(Task):
Go through the listing below and list every line with "standalone".

============================================================

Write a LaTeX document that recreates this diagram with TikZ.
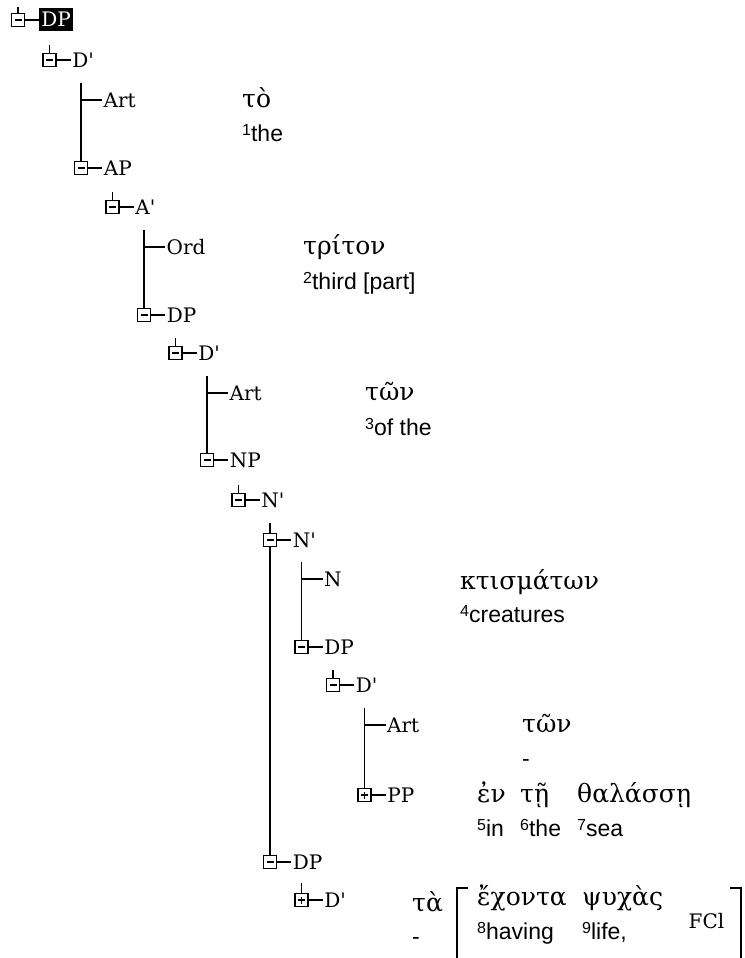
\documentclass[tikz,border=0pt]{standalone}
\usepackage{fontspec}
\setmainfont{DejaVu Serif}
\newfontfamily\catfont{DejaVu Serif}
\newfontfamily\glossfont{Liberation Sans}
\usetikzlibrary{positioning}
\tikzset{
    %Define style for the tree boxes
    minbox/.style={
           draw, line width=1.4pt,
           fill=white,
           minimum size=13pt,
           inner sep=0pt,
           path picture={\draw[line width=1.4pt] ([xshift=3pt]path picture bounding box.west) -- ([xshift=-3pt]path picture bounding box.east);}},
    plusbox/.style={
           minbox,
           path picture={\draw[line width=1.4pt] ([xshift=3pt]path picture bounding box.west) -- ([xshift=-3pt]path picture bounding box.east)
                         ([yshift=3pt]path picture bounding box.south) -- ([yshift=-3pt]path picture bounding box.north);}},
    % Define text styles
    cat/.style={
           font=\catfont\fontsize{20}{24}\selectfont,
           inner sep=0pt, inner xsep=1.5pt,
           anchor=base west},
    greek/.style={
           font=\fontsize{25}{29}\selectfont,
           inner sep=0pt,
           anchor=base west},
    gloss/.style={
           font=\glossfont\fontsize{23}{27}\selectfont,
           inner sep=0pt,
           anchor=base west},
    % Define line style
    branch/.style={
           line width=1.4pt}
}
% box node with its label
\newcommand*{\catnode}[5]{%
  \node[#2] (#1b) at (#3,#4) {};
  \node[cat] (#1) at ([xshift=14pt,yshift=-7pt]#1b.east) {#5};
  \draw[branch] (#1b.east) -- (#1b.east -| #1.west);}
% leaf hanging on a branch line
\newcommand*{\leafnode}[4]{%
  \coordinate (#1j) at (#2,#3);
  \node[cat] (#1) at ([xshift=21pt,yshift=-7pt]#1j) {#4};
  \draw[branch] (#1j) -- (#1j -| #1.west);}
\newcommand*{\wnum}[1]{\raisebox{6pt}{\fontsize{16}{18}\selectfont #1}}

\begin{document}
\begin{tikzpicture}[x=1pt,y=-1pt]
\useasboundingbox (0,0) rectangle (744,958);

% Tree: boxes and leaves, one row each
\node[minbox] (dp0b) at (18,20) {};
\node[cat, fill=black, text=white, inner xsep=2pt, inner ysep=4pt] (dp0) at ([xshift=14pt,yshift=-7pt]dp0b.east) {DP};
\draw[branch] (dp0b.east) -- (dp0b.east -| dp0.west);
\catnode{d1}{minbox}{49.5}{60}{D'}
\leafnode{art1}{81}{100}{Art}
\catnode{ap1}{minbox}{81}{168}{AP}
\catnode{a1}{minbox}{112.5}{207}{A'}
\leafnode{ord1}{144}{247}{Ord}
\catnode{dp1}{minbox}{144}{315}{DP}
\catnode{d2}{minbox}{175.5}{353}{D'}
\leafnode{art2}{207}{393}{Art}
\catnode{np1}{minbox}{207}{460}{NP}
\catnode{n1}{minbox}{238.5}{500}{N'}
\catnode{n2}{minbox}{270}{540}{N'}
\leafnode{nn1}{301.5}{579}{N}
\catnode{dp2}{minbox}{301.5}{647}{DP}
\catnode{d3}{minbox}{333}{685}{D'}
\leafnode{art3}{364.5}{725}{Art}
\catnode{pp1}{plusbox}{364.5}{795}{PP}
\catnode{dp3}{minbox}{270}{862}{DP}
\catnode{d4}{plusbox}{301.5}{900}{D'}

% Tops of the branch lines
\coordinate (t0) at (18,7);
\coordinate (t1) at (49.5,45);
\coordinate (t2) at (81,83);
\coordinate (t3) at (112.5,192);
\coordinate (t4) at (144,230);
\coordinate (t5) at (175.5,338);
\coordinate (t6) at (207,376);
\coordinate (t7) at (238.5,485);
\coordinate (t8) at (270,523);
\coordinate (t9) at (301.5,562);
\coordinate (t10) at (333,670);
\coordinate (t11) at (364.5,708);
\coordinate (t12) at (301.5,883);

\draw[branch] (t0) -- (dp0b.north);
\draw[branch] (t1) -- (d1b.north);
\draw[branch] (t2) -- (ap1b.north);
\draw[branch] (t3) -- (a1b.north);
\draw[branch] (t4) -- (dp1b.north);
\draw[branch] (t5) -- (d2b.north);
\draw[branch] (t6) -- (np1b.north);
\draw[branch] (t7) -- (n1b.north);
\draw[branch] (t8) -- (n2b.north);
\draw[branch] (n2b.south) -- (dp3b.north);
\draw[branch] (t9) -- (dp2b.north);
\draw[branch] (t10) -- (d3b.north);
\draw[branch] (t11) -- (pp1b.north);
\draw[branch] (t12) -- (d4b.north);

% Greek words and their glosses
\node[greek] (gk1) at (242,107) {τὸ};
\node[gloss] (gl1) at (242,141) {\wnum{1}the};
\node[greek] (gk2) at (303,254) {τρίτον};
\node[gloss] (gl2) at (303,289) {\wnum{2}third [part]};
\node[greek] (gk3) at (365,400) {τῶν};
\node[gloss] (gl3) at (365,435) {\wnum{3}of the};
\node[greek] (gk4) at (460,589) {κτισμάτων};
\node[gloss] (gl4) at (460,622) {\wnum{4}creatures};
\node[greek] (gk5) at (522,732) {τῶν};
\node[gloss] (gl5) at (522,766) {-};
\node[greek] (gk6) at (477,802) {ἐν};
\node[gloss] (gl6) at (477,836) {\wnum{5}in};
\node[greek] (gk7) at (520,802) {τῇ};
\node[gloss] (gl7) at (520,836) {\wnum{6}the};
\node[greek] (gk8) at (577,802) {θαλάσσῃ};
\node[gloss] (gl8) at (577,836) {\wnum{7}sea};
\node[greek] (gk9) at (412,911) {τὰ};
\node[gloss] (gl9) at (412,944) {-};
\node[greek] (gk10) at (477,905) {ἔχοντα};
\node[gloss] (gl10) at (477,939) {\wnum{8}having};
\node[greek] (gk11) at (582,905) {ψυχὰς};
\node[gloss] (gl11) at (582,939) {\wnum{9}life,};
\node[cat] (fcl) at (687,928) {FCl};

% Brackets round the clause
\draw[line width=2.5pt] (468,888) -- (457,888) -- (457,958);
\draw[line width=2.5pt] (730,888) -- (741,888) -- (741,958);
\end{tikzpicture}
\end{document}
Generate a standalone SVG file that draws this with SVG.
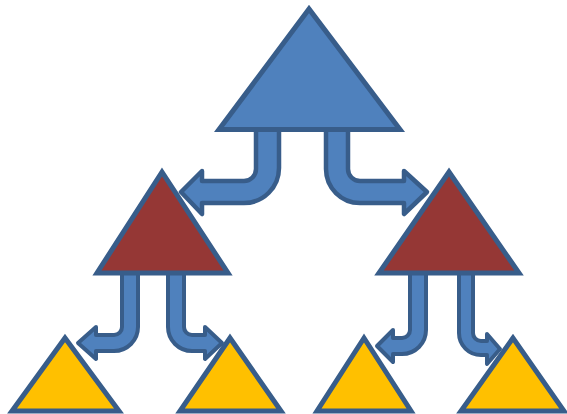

============================================================

(Exercise solution):
\documentclass[tikz,border=0pt]{standalone}
Generate a standalone SVG file that draws this with SVG.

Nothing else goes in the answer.